Culinary school offers cooking 101 for the university-bound

They watch food TV and eat at fancy restaurants, but say they don’t have time to cook

If university students don’t choose to do their own cooking, they’ll probably end up eating fast food most of the time, says a Toronto cooking school owner and teacher.

So 10 years ago, Bonnie Stern offered a basic course on cooking 101 at her school, and she says it has become a regular offering at the end of summer.

“I did it because my regular students asked for it,” says Stern. “They would say, ‘My kids are going to university and it would be good to learn how to cook because it’s hard for them to learn from their mothers.”‘

The class is only three hours long, but a lot is crammed in, such as showing the students how to roast a chicken or whip up a salad dressing.

“At the end I give them a list of what they can do with the leftovers from the chicken,” she explains. “We also do quesadillas and guacamole because they can make it into a meal or a snack.”

Stern encourages follow-up questions from students, which she handles by phone or email.

She says that despite the fact that kids know so much about food these days, some still don’t enjoy cooking.

“They watch the Food Network, they eat in restaurants, they are trying more exotic foods than their parents ever did, yet they say they don’t want to cook because they are too busy,” says Stern.

She tried to tackle this reluctance by suggesting simpler recipes because she says it’s hard for some people, including adults, to find the recipe that suits their time, equipment and their knowledge.

“I tell them you do have to read a recipe through before you begin,” she says. “If you don’t think before you start cooking it makes it harder on you. It takes some careful planning.”

Stern impresses on her young students that cooking is very relaxing “if they allow it to be.”

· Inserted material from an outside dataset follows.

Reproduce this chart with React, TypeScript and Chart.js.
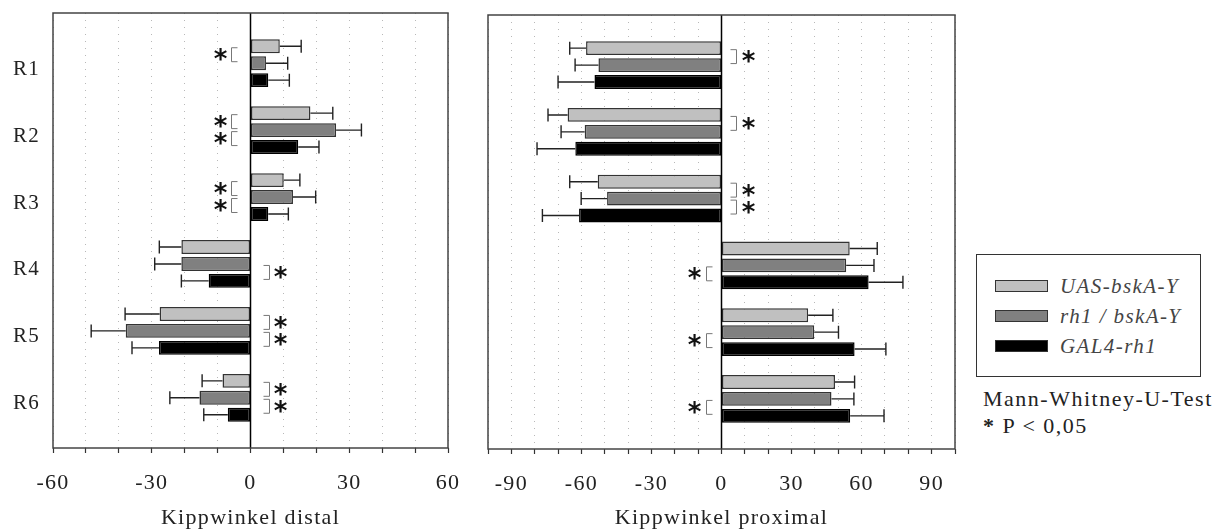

“Cooking is very social, and you end up meeting interesting people while preparing food. And even if you are doing the cooking in the house you are sharing with several other students, people love to help and think you are this genius and those around you will want to start cooking as well.”

Stern gives the students a lot of notes about equipment, food shopping and techniques.

“For example, they don’t need to buy expensive kitchen gadgets. They need a skillet, a pot and other basic equipment they can find at garage sales and dollar stores.”

Stern says that the whole food business has changed dramatically and it is entirely different from the Julia Child era when fine cuisine was a womanly art and a requirement.

“That’s the thing about the current movie ‘Julie and Julia,”‘ she says. “It was so different than when Child went into cooking.”

The smash hit movie intertwines the lives of two women who though separated through time and space, are both at loose ends until they discover that with the right combination of passion, fearlessness and the mutual love for butter, the impossible is possible.

“To Julia Child it was for the sheer joy and love of cooking. By the time the blogger Julie Powell went into it there had to be fame in the back of her mind,” says Stern.